While Murder on The Orient Express is lavishly shot on 65mm, and starts off dizzyingly with Poirot solving a case at the Wailing Wall (involving a priest, an imam and a rabbi, as the old joke apparently goes), the film comes a bit of a cropper when it starts to try and crack the conundrum.
It becomes clear that there are too many in the ensemble to give the film the time it needs to breathe - with a cast that numbers the likes of Michelle Pfeiffer, Daisy Ridley, Josh Gad, Dame Judi Dench and Sir Derek Jacobi to name but a few, the narrative groans under the strain of not enough time for any of them - other than Poirot himself. And some, such as Penelope Cruz's religious mouse get nary any oxygen needed to breathe any life upon the screen.
As a result, everyone becomes a bit of a once-over-lightly character - be it Depp's spiv-like villain or Dench's sneering Russian aristocrat.
It's not helped by the fact that the central mystery requires reams of exposition as the final reveal unmasks the culprit and motive.
To be fair, it's not Branagh's fault, merely the source material - and whilst most of the screen time is devoted to Poirot's bizarre chortling at Dickens or picking up his borderline OCD autistic tendencies, Branagh does also manage to imbue some wearied sadness into his eyes as he tries to escape the right and wrong of life.

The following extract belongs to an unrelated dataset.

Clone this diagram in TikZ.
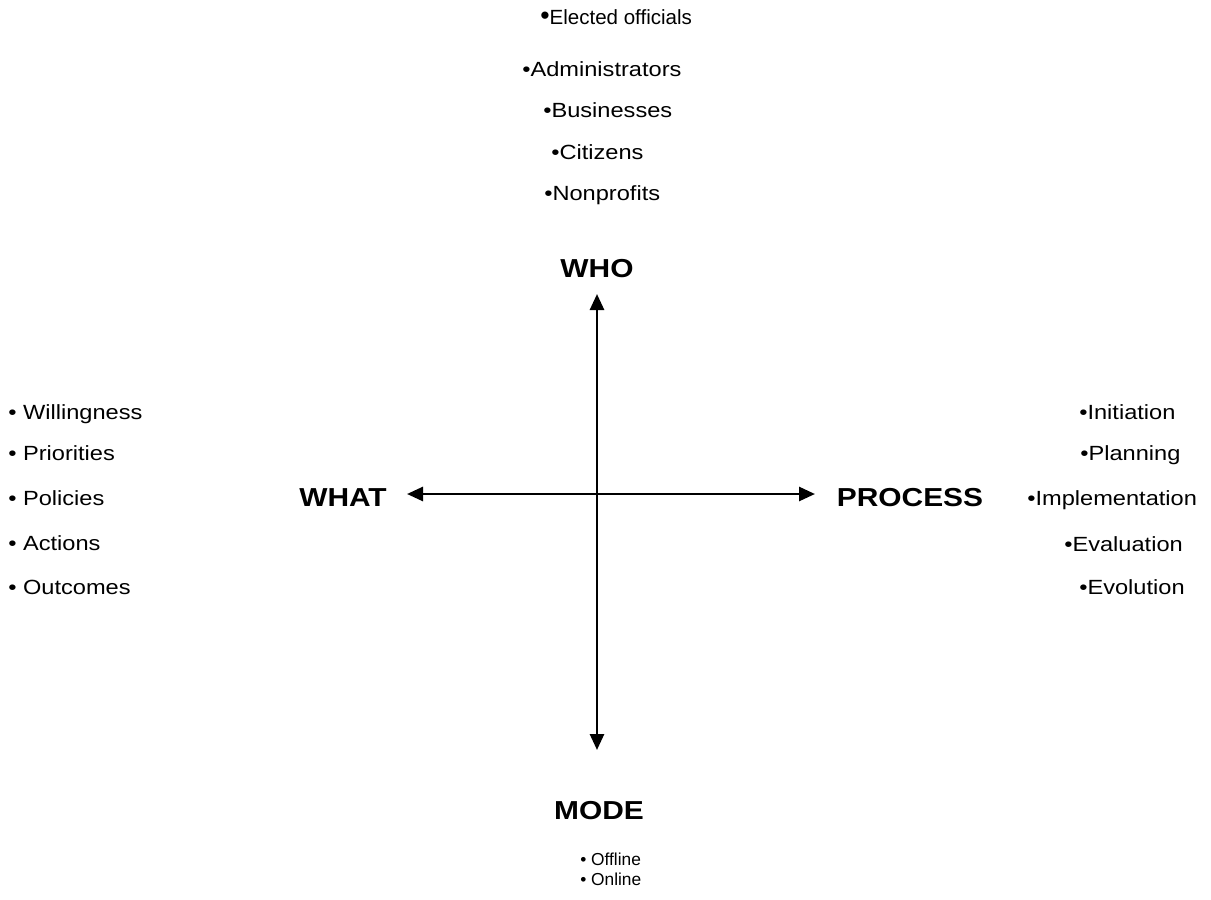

Whilst his Poirot is perhaps not as iconic as David Suchet's portly moustachioed investigator, this one has a little more depth than perhaps you'd expect - and certainly doesn't have the flashiness of the modern day Sherlock Holmes, as depicted by Benedict Cumberbatch.
Perhaps therein lies an element of the problem as well - this is a film that's very much of its time, a period piece that has none of the accoutrements of a modern day adaptation other than perhaps a smattering of Hollywood's current glitterati. It's a curio on that front then, and one which modern day audiences may struggle with the pacing of (it goes distinctly off the boil in the middle).
While the film throws a cursory mention of a problem on the Nile in its conclusion, hinting at more for Belgium's greatest detective, one of the more infamous cases from the pen of Agatha Christie leaves you with a sad feeling of indifference.
Unfortunately, it's almost as if this Orient Express has been slightly derailed by narrative leaves on the line as it departs the cinematic platform.